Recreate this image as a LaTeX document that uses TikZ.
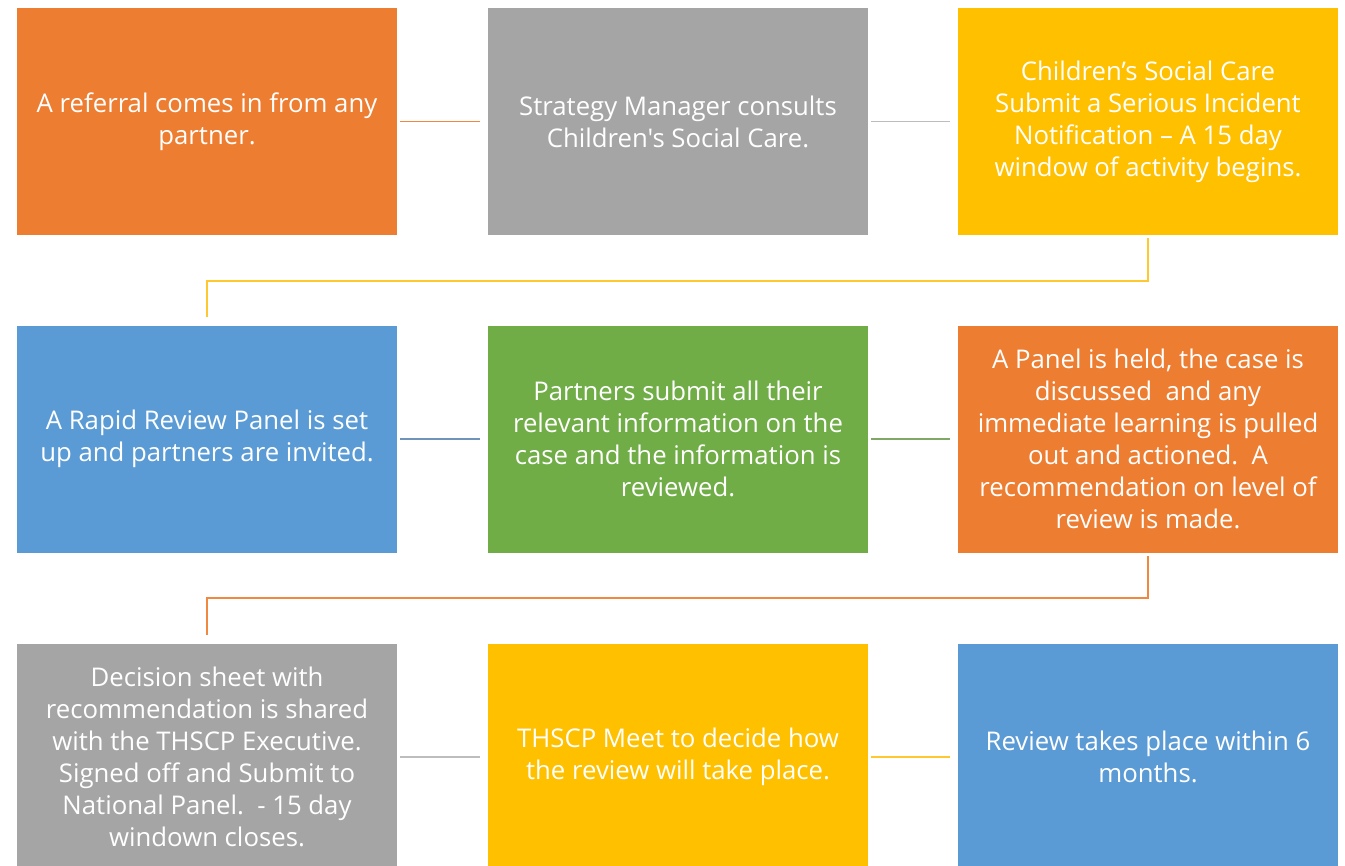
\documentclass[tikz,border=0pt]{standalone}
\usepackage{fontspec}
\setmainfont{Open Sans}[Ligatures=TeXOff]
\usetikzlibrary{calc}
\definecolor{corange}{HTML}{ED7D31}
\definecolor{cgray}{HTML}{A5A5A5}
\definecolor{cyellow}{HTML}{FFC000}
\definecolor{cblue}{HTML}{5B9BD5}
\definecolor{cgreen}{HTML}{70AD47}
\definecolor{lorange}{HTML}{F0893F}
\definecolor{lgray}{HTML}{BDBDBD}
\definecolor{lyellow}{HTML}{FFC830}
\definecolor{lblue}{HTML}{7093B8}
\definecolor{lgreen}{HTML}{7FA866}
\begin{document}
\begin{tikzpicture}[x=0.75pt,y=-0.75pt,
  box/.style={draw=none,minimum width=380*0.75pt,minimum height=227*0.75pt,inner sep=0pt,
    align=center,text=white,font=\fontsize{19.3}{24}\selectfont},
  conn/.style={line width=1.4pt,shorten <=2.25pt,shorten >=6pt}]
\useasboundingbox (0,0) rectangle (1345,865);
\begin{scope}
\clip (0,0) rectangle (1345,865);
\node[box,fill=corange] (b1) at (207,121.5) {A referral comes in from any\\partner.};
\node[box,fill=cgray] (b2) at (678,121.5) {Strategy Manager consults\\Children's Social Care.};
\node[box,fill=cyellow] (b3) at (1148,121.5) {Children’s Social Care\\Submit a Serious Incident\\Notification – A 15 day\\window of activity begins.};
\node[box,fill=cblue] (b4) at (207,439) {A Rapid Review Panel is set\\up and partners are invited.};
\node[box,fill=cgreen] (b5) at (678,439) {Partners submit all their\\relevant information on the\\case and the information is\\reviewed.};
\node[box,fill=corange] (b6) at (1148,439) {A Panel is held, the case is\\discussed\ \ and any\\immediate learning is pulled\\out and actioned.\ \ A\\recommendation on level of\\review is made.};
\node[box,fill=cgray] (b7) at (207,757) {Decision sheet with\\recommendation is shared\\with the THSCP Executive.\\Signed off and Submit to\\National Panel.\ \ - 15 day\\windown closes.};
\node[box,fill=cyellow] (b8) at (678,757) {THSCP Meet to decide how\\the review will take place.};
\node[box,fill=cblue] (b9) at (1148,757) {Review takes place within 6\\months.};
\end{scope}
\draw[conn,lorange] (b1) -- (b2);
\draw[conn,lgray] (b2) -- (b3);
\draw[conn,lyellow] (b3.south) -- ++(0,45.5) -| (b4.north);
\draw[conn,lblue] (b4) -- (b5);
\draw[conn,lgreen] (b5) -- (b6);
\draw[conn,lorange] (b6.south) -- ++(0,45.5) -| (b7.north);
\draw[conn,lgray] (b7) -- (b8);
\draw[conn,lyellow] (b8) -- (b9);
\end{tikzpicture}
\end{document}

============================================================

**The exercise**
Omit every picture, then repeat the remaining data exactly as it appears above.

**Exercise result**
Recreate this image as a LaTeX document that uses TikZ.
\documentclass[tikz,border=0pt]{standalone}
\usepackage{fontspec}
\setmainfont{Open Sans}[Ligatures=TeXOff]
\usetikzlibrary{calc}
\definecolor{corange}{HTML}{ED7D31}
\definecolor{cgray}{HTML}{A5A5A5}
\definecolor{cyellow}{HTML}{FFC000}
\definecolor{cblue}{HTML}{5B9BD5}
\definecolor{cgreen}{HTML}{70AD47}
\definecolor{lorange}{HTML}{F0893F}
\definecolor{lgray}{HTML}{BDBDBD}
\definecolor{lyellow}{HTML}{FFC830}
\definecolor{lblue}{HTML}{7093B8}
\definecolor{lgreen}{HTML}{7FA866}
\begin{document}
\begin{tikzpicture}[x=0.75pt,y=-0.75pt,
  box/.style={draw=none,minimum width=380*0.75pt,minimum height=227*0.75pt,inner sep=0pt,
    align=center,text=white,font=\fontsize{19.3}{24}\selectfont},
  conn/.style={line width=1.4pt,shorten <=2.25pt,shorten >=6pt}]
\useasboundingbox (0,0) rectangle (1345,865);
\begin{scope}
\clip (0,0) rectangle (1345,865);
\node[box,fill=corange] (b1) at (207,121.5) {A referral comes in from any\\partner.};
\node[box,fill=cgray] (b2) at (678,121.5) {Strategy Manager consults\\Children's Social Care.};
\node[box,fill=cyellow] (b3) at (1148,121.5) {Children’s Social Care\\Submit a Serious Incident\\Notification – A 15 day\\window of activity begins.};
\node[box,fill=cblue] (b4) at (207,439) {A Rapid Review Panel is set\\up and partners are invited.};
\node[box,fill=cgreen] (b5) at (678,439) {Partners submit all their\\relevant information on the\\case and the information is\\reviewed.};
\node[box,fill=corange] (b6) at (1148,439) {A Panel is held, the case is\\discussed\ \ and any\\immediate learning is pulled\\out and actioned.\ \ A\\recommendation on level of\\review is made.};
\node[box,fill=cgray] (b7) at (207,757) {Decision sheet with\\recommendation is shared\\with the THSCP Executive.\\Signed off and Submit to\\National Panel.\ \ - 15 day\\windown closes.};
\node[box,fill=cyellow] (b8) at (678,757) {THSCP Meet to decide how\\the review will take place.};
\node[box,fill=cblue] (b9) at (1148,757) {Review takes place within 6\\months.};
\end{scope}
\draw[conn,lorange] (b1) -- (b2);
\draw[conn,lgray] (b2) -- (b3);
\draw[conn,lyellow] (b3.south) -- ++(0,45.5) -| (b4.north);
\draw[conn,lblue] (b4) -- (b5);
\draw[conn,lgreen] (b5) -- (b6);
\draw[conn,lorange] (b6.south) -- ++(0,45.5) -| (b7.north);
\draw[conn,lgray] (b7) -- (b8);
\draw[conn,lyellow] (b8) -- (b9);
\end{tikzpicture}
\end{document}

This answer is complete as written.